From Corporate to Crisis Inspiration
Murphy’s career spanned corporate finance at Chrysler Financial, where she observed credit structures disadvantaging communities of color, and marketing at Radio One, revealing the untapped power of Black economic ecosystems. She later built HomeShare 365, a thriving D.C.-area Airbnb property management business handling cleaning and operations. The 2020 pandemic halted travel overnight, wiping out revenue and exposing how Black entrepreneurs’ growth hinges on cash flow. This pivotal devastation sparked Barter Black®: a platform where skills become currency, shifting her view that capital includes expertise, services, and networks—not just money.
Platform Mechanics and App Launch
Barter Black® uses trade credits called Barter BucksSM, pegged 1:1 to U.S. dollars for pricing parity—e.g., a $1,000 graphic design service lists at 1,000 Barter BucksSM. Members earn credits by delivering services, then spend them network-wide on marketers, developers, attorneys, or more, fostering a circular economy over one-to-one swaps. Safeguards include profiles, reviews, order histories, and mutual buyer-seller accountability.
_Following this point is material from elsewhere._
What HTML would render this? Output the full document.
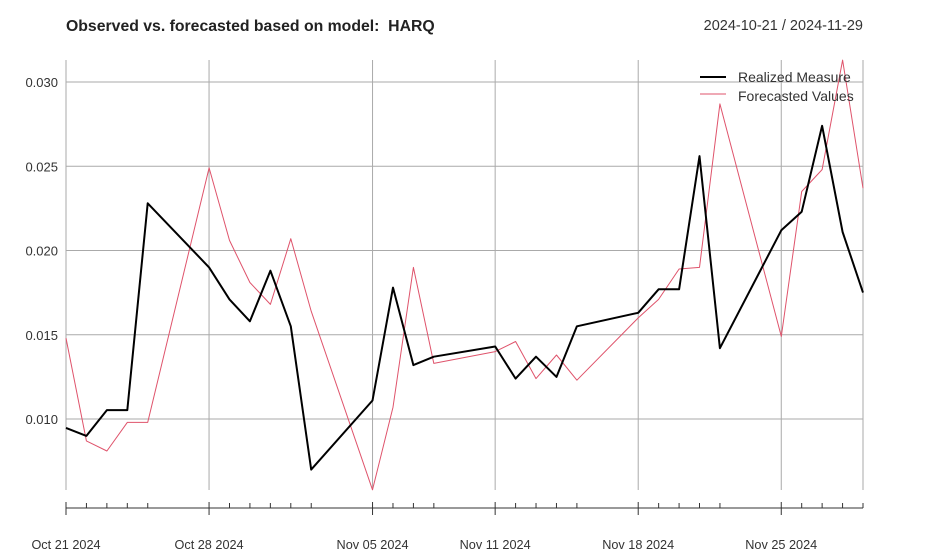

The mobile app launched February 5, 2026, enabling service searches, direct messaging, purchases, and “talent teams” for scalable support like branding or bookkeeping. Its App Launch Tour hit Maryland and Tulsa before Atlanta, demonstrating real-time collaboration.
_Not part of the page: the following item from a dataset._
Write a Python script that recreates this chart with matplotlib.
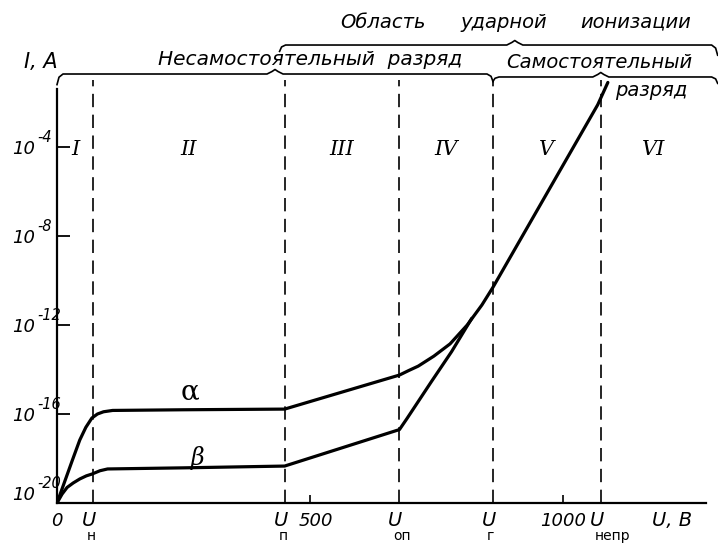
import matplotlib
matplotlib.use('agg')
import matplotlib.pyplot as plt
import numpy as np

plt.rcParams['font.family'] = 'DejaVu Sans'

# characteristic voltages, V
U_n = 71
U_p = 450
U_op = 677
U_g = 862
U_nepr = 1075
x_max = 1283

# curve alpha (log10 of current, A)
alpha_U = [0, 15, 30, 45, 57, 69, 80, 92, 110, 250, 450, 677, 695, 714, 745, 777, 811,
           840, 862, 1069, 1089]
alpha_logI = [-20, -19.05, -18.1, -17.17, -16.6, -16.18, -16.0, -15.9, -15.84, -15.81,
              -15.78, -14.25, -14.05, -13.85, -13.4, -12.85, -12.0, -11.1, -10.3, -2.1, -1.1]

# curve beta, joins alpha near U = 820 V
beta_U = [0, 10, 20, 32, 45, 58, 69, 85, 100, 250, 450, 677, 692, 740, 780, 820]
beta_logI = [-20, -19.6, -19.3, -19.1, -18.92, -18.78, -18.7, -18.55, -18.47, -18.42,
             -18.34, -16.7, -16.2, -14.55, -13.2, -11.7]

region_names = ['I', 'II', 'III', 'IV', 'V', 'VI']
region_edges = [0, U_n, U_p, U_op, U_g, U_nepr, x_max]

ytick_exp = [-4, -8, -12, -16, -20]
# voltage marks under the axis: (value, subscript)
u_marks = [(U_n, 'н'), (U_p, 'п'), (U_op, 'оп'), (U_g, 'г'), (U_nepr, 'непр')]
num_marks = [0, 500, 1000]

W, H = 718, 543
PX = 1283 / 649          # V per pixel
PY = 1 / 425             # axes fraction per pixel
DEC = 22.25              # pixels per decade

fig = plt.figure(figsize=(W / 100, H / 100), dpi=100)
ax = fig.add_axes([57 / W, 40 / H, 649 / W, 425 / H])

ax.plot(alpha_U, 10 ** np.array(alpha_logI), color='black', lw=2.3, solid_capstyle='round')
ax.plot(beta_U, 10 ** np.array(beta_logI), color='black', lw=2.3, solid_capstyle='round')

ax.set_yscale('log')
ax.set_xlim(0, x_max)
ax.set_ylim(1e-20, 10 ** -0.9)

for s in ['top', 'right']:
    ax.spines[s].set_visible(False)
ax.spines['left'].set_linewidth(1.6)
ax.spines['bottom'].set_linewidth(1.6)
ax.spines['left'].set_bounds(1e-20, 10 ** -1.4)

# dashed boundaries
for u, sub in u_marks:
    ax.plot([u, u], [0, 0.995], transform=ax.get_xaxis_transform(), color='black',
            lw=1.2, dashes=(8, 4.5), clip_on=False)

# y ticks, labels drawn as "10" plus raised exponent
ax.set_yticks([10.0 ** e for e in ytick_exp])
ax.set_yticklabels([])
ax.yaxis.set_minor_locator(matplotlib.ticker.NullLocator())
ax.tick_params(axis='y', direction='in', length=9, width=1.3)
yt = ax.get_yaxis_transform()
for e in ytick_exp:
    shift = 8 if e == -20 else -2
    ax.text(-22 / 649, 10.0 ** (e + shift / DEC), '10', transform=yt,
            fontsize=13, fontstyle='italic', ha='right', va='center')
    ax.text(-20 / 649, 10.0 ** (e + (shift + 11) / DEC), str(e), transform=yt,
            fontsize=10.5, fontstyle='italic', ha='left', va='center')

# x ticks
ax.set_xticks([500, 1000])
ax.set_xticklabels([])
ax.tick_params(axis='x', direction='in', length=6, width=1.2)
xt = ax.get_xaxis_transform()
for v in num_marks:
    ax.text(v + (12 if v == 500 else 0), -0.042, str(v), transform=xt, fontsize=13,
            fontstyle='italic', ha='center', va='center')
for u, sub in u_marks:
    ax.text(u - 4 * PX, -0.042, 'U', transform=xt, fontsize=14, fontstyle='italic',
            ha='center', va='center')
    ax.text(u - 6 * PX, -0.078, sub, transform=xt, fontsize=10, ha='left', va='center')
ax.text(1215, -0.042, 'U, В', transform=xt, fontsize=14, fontstyle='italic',
        ha='center', va='center')

# roman numerals for regions
for i, name in enumerate(region_names):
    xm = (region_edges[i] + region_edges[i + 1]) / 2
    ax.text(xm, 10 ** -4.1, name, fontsize=15, fontfamily='DejaVu Serif',
            fontstyle='italic', ha='center', va='center')

ax.text(263, 10 ** -15.0, 'α', fontsize=20, ha='center', va='center', fontfamily='DejaVu Serif')
ax.text(277, 10 ** -17.98, 'β', fontsize=17, ha='center', va='center',
        fontfamily='DejaVu Serif', fontstyle='italic')


def brace(x0, x1, xm, y, drop0=0.017, drop1=0.017):
    xs = [x0, x0 + 2 * PX, x0 + 6 * PX, xm - 8 * PX, xm - 3 * PX, xm, xm + 3 * PX,
          xm + 8 * PX, x1 - 6 * PX, x1 - 2 * PX, x1]
    ys = [y - drop0, y - 0.3 * drop0, y, y, y + 2.5 * PY, y + 4.5 * PY, y + 2.5 * PY,
          y, y, y - 0.3 * drop1, y - drop1]
    ax.plot(xs, ys, transform=ax.get_xaxis_transform(), color='black', lw=1.2,
            clip_on=False)


brace(0, U_g, (0 + U_g) / 2, 1.0094, drop0=0.025, drop1=0.018)
brace(U_g, 1306, U_nepr, 1.0024, drop0=0.01, drop1=0.015)
brace(U_p - 10, 1306, 905, 1.0776, drop0=0.015, drop1=0.024)

fig.text(41 / W, 1 - 62 / H, 'I, A', fontsize=15, fontstyle='italic', ha='center', va='center')
fig.text(310 / W, 1 - 60 / H, 'Несамостоятельный  разряд', fontsize=14.5,
         fontstyle='italic', ha='center', va='center')
for word, xc in [('Область', 383), ('ударной', 504), ('ионизации', 636)]:
    fig.text(xc / W, 1 - 22 / H, word, fontsize=14, fontstyle='italic',
             ha='center', va='center')
fig.text(599 / W, 1 - 63 / H, 'Самостоятельный', fontsize=14,
         fontstyle='italic', ha='center', va='center')
fig.text(651 / W, 1 - 90 / H, 'разряд', fontsize=14,
         fontstyle='italic', ha='center', va='center')

fig.savefig('out.png', dpi=100)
Growth, Impact, and Atlanta Fit
Early users report breakthroughs: designers hiring marketers, coaches building websites, event planners rebranding—all without cash strain, accelerating launches and capacity. This circulates wealth internally, aiming to boost Black-owned employer firms beyond their <5% U.S. share. As a “movement,” it reflects Murphy’s motherhood-driven legacy-building, countering D.C.’s “government job” norms with entrepreneurship for her sons. In Atlanta’s collaborative scene, Barter Black® amplifies art collectives (trading event production), lifestyle brands (photographers, strategists), and networks by adding scalable tracking. Post-launch, she pursues partnerships with accelerators and associations for mass onboarding.
Resilience and Advice
Balancing a decade in entrepreneurship sans tech background, Murphy relies on mission clarity and peer connections, learning publicly through developer relationships. For Atlanta creators: Identify one delayed hire (e.g., marketing), offer your service at cash-market value in a trusted network, and trade fairly to unlock growth without shrinking income. Barter Black® structures the resourcefulness Black entrepreneurs already embody into economic power.